Net earnings for the period decreased from $24.7 million, or 4.6% of net sales for the fiscal year ended February 28, 2013, to $13.2 million, or 2.4% of net sales for the fiscal year ended February 28, 2014, due to the goodwill and trademark impairment charge of $24.2 million in the fourth quarter.

Diluted earnings per share decreased from $0.95 to $0.50 for each year, respectively. Excluding the impairment charge, non-GAAP net earnings for the year would have been approximately $35.3 million, or approximately $1.35 per diluted share.

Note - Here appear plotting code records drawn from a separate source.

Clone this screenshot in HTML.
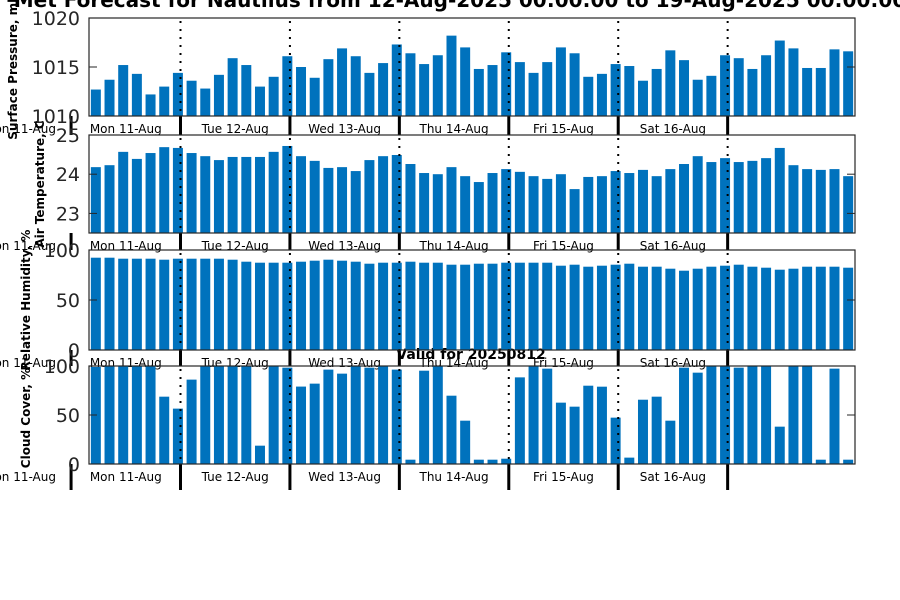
<!DOCTYPE html>
<html><head><meta charset="utf-8"><style>
html,body{margin:0;padding:0;background:#fff;}
svg{display:block;font-family:"DejaVu Sans","Liberation Sans",sans-serif;}
</style></head><body>
<svg id="chart" width="900" height="600" viewBox="0 0 900 600" xmlns="http://www.w3.org/2000/svg">
<rect x="0" y="0" width="900" height="600" fill="#fff"/>
<text x="460" y="7" text-anchor="middle" font-size="20" font-weight="bold" fill="#000">Met Forecast for Nautilus from 12-Aug-2025 00:00:00 to 19-Aug-2025 00:00:00</text>
<text x="471" y="359" text-anchor="middle" font-size="14" font-weight="bold" fill="#000">Valid for 20250812</text>
<g id="plots"></g>
</svg>
<script>
const dayLabels = ["Mon 11-Aug","Tue 12-Aug","Wed 13-Aug","Thu 14-Aug","Fri 15-Aug","Sat 16-Aug"];
const pressure = [1012.7,1013.7,1015.2,1014.3,1012.2,1013.0,1014.4,1013.6,1012.8,1014.2,1015.9,1015.2,1013.0,1014.0,1016.1,1015.0,1013.9,1015.8,1016.9,1016.1,1014.4,1015.4,1017.3,1016.4,1015.3,1016.2,1018.2,
1017.0,1014.8,1015.2,1016.5,1015.5,1014.4,1015.5,1017.0,1016.4,1014.0,1014.3,1015.3,1015.1,1013.6,1014.8,1016.7,1015.7,1013.7,1014.1,1016.2,1015.9,1014.8,1016.2,1017.7,1016.9,1014.9,1014.9,1016.8,1016.6];
const temperature = [24.18,24.23,24.57,24.39,24.54,24.69,24.67,24.54,24.46,24.36,24.44,24.44,24.44,24.57,24.72,24.46,24.34,24.16,24.18,24.08,24.36,24.46,24.49,24.26,24.03,24.0,24.18,
23.95,23.8,24.03,24.13,24.06,23.95,23.88,24.0,23.62,23.93,23.95,24.08,24.03,24.11,23.95,24.13,24.26,24.46,24.31,24.41,24.31,24.34,24.41,24.67,24.23,24.13,24.11,24.13,23.95];
const humidity = [92.3,92.3,91.3,91.3,91.3,90.3,91.3,91.3,91.3,91.3,90.3,88.3,87.3,87.3,87.3,88.3,89.3,90.3,89.3,88.3,86.3,87.3,87.3,88.3,87.3,87.3,85.3,
85.3,86.3,86.3,87.3,87.3,87.3,87.3,84.3,85.3,83.3,84.3,85.3,86.3,83.3,83.3,81.3,79.3,81.3,83.3,84.3,85.3,83.3,82.3,80.3,81.3,83.3,83.3,83.3,82.3];
const cloud = [99,100,100,100,100,68.7,56.5,86.1,100,100,100,100,18.7,100,98.3,79,82,96.3,92.2,100,98.3,100,96.3,4.4,95.2,100,69.7,
44.2,4.4,4.4,5.4,88.4,100,97.3,62.6,58.5,79.9,78.9,47.3,6.5,65.6,68.7,44.2,98.3,93.2,100,100,98.3,100,100,38.1,100,100,4.4,97.3,4.4];
const pressureTicks = [1010,1015,1020];
const tempTicks = [23,24,25];
const humTicks = [0,50,100];
const cloudTicks = [0,50,100];

const NS = "http://www.w3.org/2000/svg";
const root = document.getElementById("plots");
const X0 = 89, X1 = 855;
function mk(tag, attrs, parent){
  const e = document.createElementNS(NS, tag);
  for (const k in attrs) e.setAttribute(k, attrs[k]);
  (parent||root).appendChild(e);
  return e;
}
const panels = [
  {name:"pressure", data:pressure, ticks:pressureTicks, min:1010, max:1020, top:18, bot:116, strip:135, label:"Surface Pressure, mb", lx:13, ly:67},
  {name:"temperature", data:temperature, ticks:tempTicks, min:22.5, max:25, top:135, bot:233, strip:250, label:"Air Temperature, C", lx:40, ly:184},
  {name:"humidity", data:humidity, ticks:humTicks, min:0, max:100, top:250, bot:350, strip:366, label:"Relative Humidity, %", lx:26, ly:300},
  {name:"cloud", data:cloud, ticks:cloudTicks, min:0, max:100, top:366, bot:464, strip:490, label:"Cloud Cover, %", lx:26, ly:418}
];
panels.forEach(p => {
  const g = mk("g", {});
  
  
  const n = p.data.length;
  const step = (X1 - X0) / n;
  const xs = i => X0 + (i + 0.5) * step;
  const ys = v => p.bot - (v - p.min) / (p.max - p.min) * (p.bot - p.top);
  const bw = step * 0.73;
  p.data.forEach((v, i) => {
    const y = Math.max(p.top, ys(v));
    const r = mk("rect", {x: xs(i) - bw/2, y: y, width: bw, height: p.bot - y, fill: "#0072BD"}, g);
    
    
  });
  // day dividers
  const dayW = step * 8;
  const d0 = 180.5 - dayW;
  for (let k = 0; k <= 6; k++) {
    const dx = d0 + k * dayW;
    if (k > 0) {
      const dl = mk("line", {x1: dx, x2: dx, y1: p.top + 3, y2: p.bot, stroke: "#000", "stroke-width": 2, "stroke-dasharray": "2,6"}, g);
      
      
    }
    const tl = mk("line", {x1: dx, x2: dx, y1: p.bot, y2: p.strip, stroke: "#000", "stroke-width": 3}, g);
    
    
  }
  dayLabels.forEach((d, k) => {
    const t = mk("text", {x: d0 + (k + 0.5) * dayW, y: p.bot + 17, "text-anchor": "middle", "font-size": 12, fill: "#000"}, g);
    t.textContent = d;
    
    
  });
  const lt = mk("text", {x: 56, y: p.bot + 17, "text-anchor": "end", "font-size": 12, fill: "#000"}, g);
  lt.textContent = "Mon 11-Aug";
  
  
  // axes box
  const box = mk("rect", {x: X0, y: p.top, width: X1 - X0, height: p.bot - p.top, fill: "none", stroke: "#262626", "stroke-width": 1.2}, g);
  
  
  p.ticks.forEach(tv => {
    const y = ys(tv);
    const a = mk("line", {x1: X0, x2: X0 + 8, y1: y, y2: y, stroke: "#262626", "stroke-width": 1}, g);
    
    
    const b = mk("line", {x1: X1 - 8, x2: X1, y1: y, y2: y, stroke: "#262626", "stroke-width": 1}, g);
    
    
    const t = mk("text", {x: 80, y: y + 7, "text-anchor": "end", "font-size": 19, fill: "#262626"}, g);
    t.textContent = tv;
    
    
  });
  const yl = mk("text", {x: p.lx, y: p.ly, "text-anchor": "middle", "font-size": 12, "font-weight": "bold", fill: "#000", transform: "rotate(-90 " + p.lx + " " + p.ly + ")", dy: 4}, g);
  yl.textContent = p.label;
  
  
});
</script>
</body></html>
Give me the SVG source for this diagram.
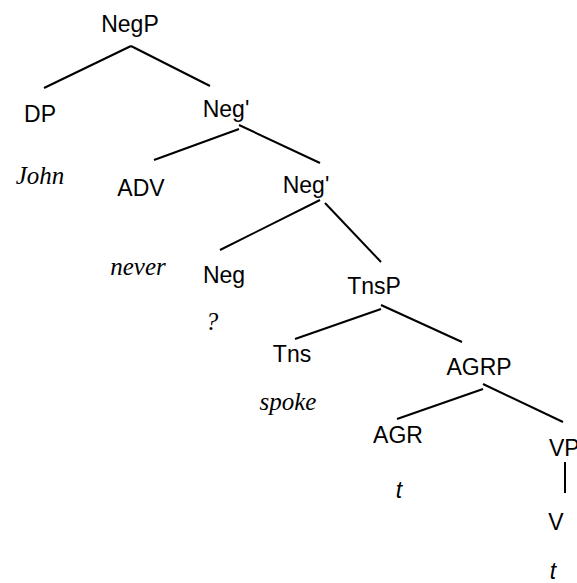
<svg xmlns="http://www.w3.org/2000/svg" width="577" height="583" viewBox="0 0 577 583">
<style>
.n{font-family:"Liberation Sans",Arial,sans-serif;font-size:23px;fill:#000;text-anchor:middle}
.w{font-family:"Liberation Serif","Times New Roman",serif;font-style:italic;font-size:25px;fill:#000;text-anchor:middle}
.t{font-family:"Liberation Sans",Arial,sans-serif;font-style:italic;font-size:23px;fill:#000;text-anchor:middle}
.e line{stroke:#000;stroke-width:2}
</style>
<rect width="577" height="583" fill="#fff"/>
<g id="edges" class="e">
<line x1="131" y1="46" x2="44" y2="88"/>
<line x1="131" y1="46" x2="210" y2="86"/>
<line x1="239" y1="129" x2="154" y2="160"/>
<line x1="239" y1="125" x2="320" y2="163"/>
<line x1="320" y1="200" x2="220" y2="250"/>
<line x1="325" y1="203" x2="381" y2="262"/>
<line x1="381" y1="309" x2="295" y2="339"/>
<line x1="381" y1="305" x2="462" y2="342"/>
<line x1="483" y1="389" x2="397" y2="419"/>
<line x1="483" y1="384" x2="563" y2="422"/>
<line x1="565" y1="462" x2="565" y2="493"/>
</g>
<g id="NegP"><text class="n" x="130" y="32">NegP</text></g>
<g id="DP"><text class="n" x="40" y="122">DP</text><text class="w" x="40" y="184">John</text></g>
<g id="NegBar1"><text class="n" x="226" y="117">Neg'</text></g>
<g id="ADV"><text class="n" x="141" y="196">ADV</text><text class="w" x="138" y="275">never</text></g>
<g id="NegBar2"><text class="n" x="306" y="193">Neg'</text></g>
<g id="Neg"><text class="n" x="224" y="283">Neg</text><text class="w" x="212" y="330">?</text></g>
<g id="TnsP"><text class="n" x="374" y="294">TnsP</text></g>
<g id="Tns"><text class="n" x="292" y="362">Tns</text><text class="w" x="288" y="410">spoke</text></g>
<g id="AGRP"><text class="n" x="479" y="375">AGRP</text></g>
<g id="AGR"><text class="n" x="398" y="443">AGR</text><text class="t" x="399" y="498">t</text></g>
<g id="VP"><text class="n" x="549" y="456" style="text-anchor:start">VP</text></g>
<g id="V"><text class="n" x="556" y="530">V</text><text class="t" x="553" y="579">t</text></g>
</svg>
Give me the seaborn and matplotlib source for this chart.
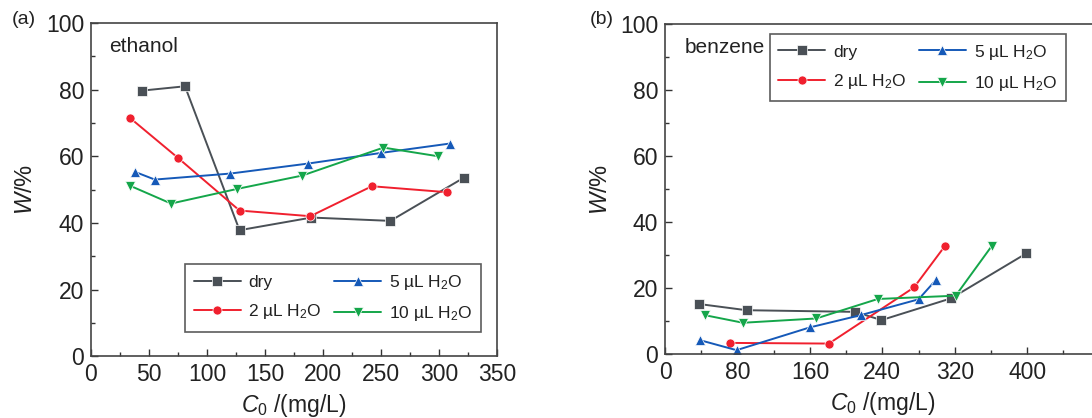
# -*- coding: UTF-8 -*-
import matplotlib
matplotlib.use("Agg")
import matplotlib.pyplot as plt
import numpy as np
import pandas as pd
import seaborn as sns

# ---- data ----
conds = ["dry", "2 µL H$_2$O", "5 µL H$_2$O", "10 µL H$_2$O"]

# (a) ethanol
eth_dry_x = [44, 81, 128, 190, 258, 321]
eth_dry_y = [79.7, 81.0, 37.8, 41.6, 40.6, 53.5]
eth_2_x = [34, 75, 128, 189, 242, 307]
eth_2_y = [71.4, 59.5, 43.7, 42.0, 51.0, 49.2]
eth_5_x = [38, 55, 120, 187, 250, 309]
eth_5_y = [55.3, 53.0, 54.8, 57.8, 61.0, 63.8]
eth_10_x = [34, 69, 126, 182, 252, 299]
eth_10_y = [51.1, 45.8, 50.2, 54.2, 62.6, 60.0]

# (b) benzene
ben_dry_x = [37, 90, 210, 239, 316, 399]
ben_dry_y = [15.3, 13.4, 12.9, 10.4, 17.0, 30.6]
ben_2_x = [72, 181, 275, 309]
ben_2_y = [3.5, 3.3, 20.3, 32.8]
ben_5_x = [39, 79, 160, 216, 280, 299]
ben_5_y = [4.3, 1.3, 8.2, 11.9, 16.7, 22.5]
ben_10_x = [44, 86, 167, 235, 321, 361]
ben_10_y = [11.9, 9.6, 10.9, 16.8, 17.8, 32.9]

colors = ["#4a5056", "#f0202e", "#1559b8", "#14a64a"]
markers = ["s", "o", "^", "v"]


def make_df(xs, ys):
    rows = []
    for c, x, y in zip(conds, xs, ys):
        for i in range(len(x)):
            rows.append((c, x[i], y[i], i))
    return pd.DataFrame(rows, columns=["cond", "C0", "W", "i"])


df_eth = make_df([eth_dry_x, eth_2_x, eth_5_x, eth_10_x],
                 [eth_dry_y, eth_2_y, eth_5_y, eth_10_y])
df_ben = make_df([ben_dry_x, ben_2_x, ben_5_x, ben_10_x],
                 [ben_dry_y, ben_2_y, ben_5_y, ben_10_y])

sns.set_theme(style="ticks")
plt.rcParams['font.family'] = ['Liberation Sans', 'DejaVu Sans']
plt.rcParams['mathtext.fontset'] = 'custom'
plt.rcParams['mathtext.rm'] = 'Liberation Sans'
plt.rcParams['mathtext.it'] = 'Liberation Sans:italic'
plt.rcParams['text.color'] = '#222222'
plt.rcParams['axes.labelcolor'] = '#222222'
plt.rcParams['xtick.labelcolor'] = '#222222'
plt.rcParams['ytick.labelcolor'] = '#222222'

fig = plt.figure(figsize=(10.92, 4.18), dpi=100)
ax1 = fig.add_axes([0.0833, 0.148, 0.372, 0.797])
ax2 = fig.add_axes([0.609, 0.152, 0.398, 0.790])

pal = dict(zip(conds, colors))
mk = dict(zip(conds, markers))

for ax, df in [(ax1, df_eth), (ax2, df_ben)]:
    sns.lineplot(data=df, x="C0", y="W", hue="cond", style="cond",
                 hue_order=conds, style_order=conds, palette=pal,
                 markers=mk, dashes=False, sort=False, ax=ax,
                 linewidth=1.4, markersize=6.5, markeredgewidth=0.5)
    ax.set_ylim(0, 100)
    ax.set_yticks([0, 20, 40, 60, 80, 100])
    ax.set_yticks(np.arange(10, 100, 20), minor=True)
    ax.set_ylabel("$\\it{W}$/%", fontsize=17, labelpad=6)
    ax.set_xlabel("$\\it{C}_0$ /(mg/L)", fontsize=16.5, labelpad=4)
    ax.tick_params(which="both", direction="in", labelsize=16.5, color="#333333", pad=5)
    ax.tick_params(which="major", length=5, width=1)
    ax.tick_params(which="minor", length=3, width=1)
    for s in ax.spines.values():
        s.set_color("#444444")
        s.set_linewidth(1.2)
    leg = ax.get_legend()
    if leg:
        leg.remove()

ax1.set_xlim(0, 350)
ax1.set_xticks(np.arange(0, 351, 50))
ax1.set_xticks(np.arange(25, 350, 50), minor=True)
ax1.text(0.045, 0.93, "ethanol", transform=ax1.transAxes, fontsize=15, va="center")

ax2.set_xlim(0, 480)
ax2.set_xticks(np.arange(0, 401, 80))
ax2.set_xticks(np.arange(40, 480, 80), minor=True)
ax2.text(0.045, 0.93, "benzene", transform=ax2.transAxes, fontsize=15, va="center")

leg_kw = dict(ncol=2, loc="upper left", fontsize=12.5, frameon=True,
              fancybox=False, edgecolor="#333333", handlelength=2.7,
              columnspacing=0.7, labelspacing=0.7, borderpad=0.5,
              handletextpad=0.45, borderaxespad=0)
h, l = ax1.get_legend_handles_labels()
ax1.legend(h, l, bbox_to_anchor=(0.2315, 0.276), **leg_kw).get_frame().set_linewidth(1.2)
h, l = ax2.get_legend_handles_labels()
ax2.legend(h, l, bbox_to_anchor=(0.241, 0.971), **leg_kw).get_frame().set_linewidth(1.2)

fig.text(12 / 1092, 1 - 20 / 418, "(a)", fontsize=14, va="center")
fig.text(590 / 1092, 1 - 20 / 418, "(b)", fontsize=14, va="center")

fig.savefig("out.png", dpi=100)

During the fourth quarter, the Company generated $16.6 million in EBITDA compared to $14.6 million for the comparable quarter last year. For the fiscal year ended February 28, 2014, the Company generated $71.5 million of EBITDA compared to $53.5 million for the comparable period last year.
 
Keith Walters, Chairman, Chief Executive Officer and President, commented, “Overall our results before taking into account the impairment charge continue to show improvement over comparable periods. Our EBITDA was 12.6% for the quarter compared to 11.8% for the same quarter last year and 13.2% for the year compared to 10.0% for last year. Our apparel results continued to improve during the quarter, even though the impact of lower raw material costs over comparable quarters has all but dissipated. 
 
“While we continue to make cost-side improvements, the apparel market continues to be extremely challenging, both from a volume and pricing perspective. Apparel volumes, during the quarter, continued to be softer than expected, especially on the East Coast and Mid-West. We attribute this weakness to the extreme weather conditions experienced across the country this winter.
 
"Due to this market softness, pricing pressures continued to be prevalent in the marketplace. Whether discounted pricing, which we believe is driven by a desire to maintain production volumes, coupled with overall softness in the marketplace, will continue into the next fiscal year is unknown. 
 
“With respect to the print segment, our sales during the quarter were softer than expected. Combined with the impact of our recent acquisitions, these resulted in our print margin being down slightly during the quarter. Even so, our print margin continued to fall within its historical parameters. While the market continues to be challenging, we remain optimistic about the upcoming fiscal year on many fronts. 
 
“We look forward to the impact of our acquisitions on next years’ operational results. Potential acquisition opportunities remain strong. Our apparel manufacturing facility continues to show improvement and we expect it to increase the contribution to our operating results as production levels continue to increase. While the apparel market continues to be challenging, it has recently shown signs of improving, so while there are still many unknowns about the upcoming year, we continue to be optimistic and will remain opportunistic.”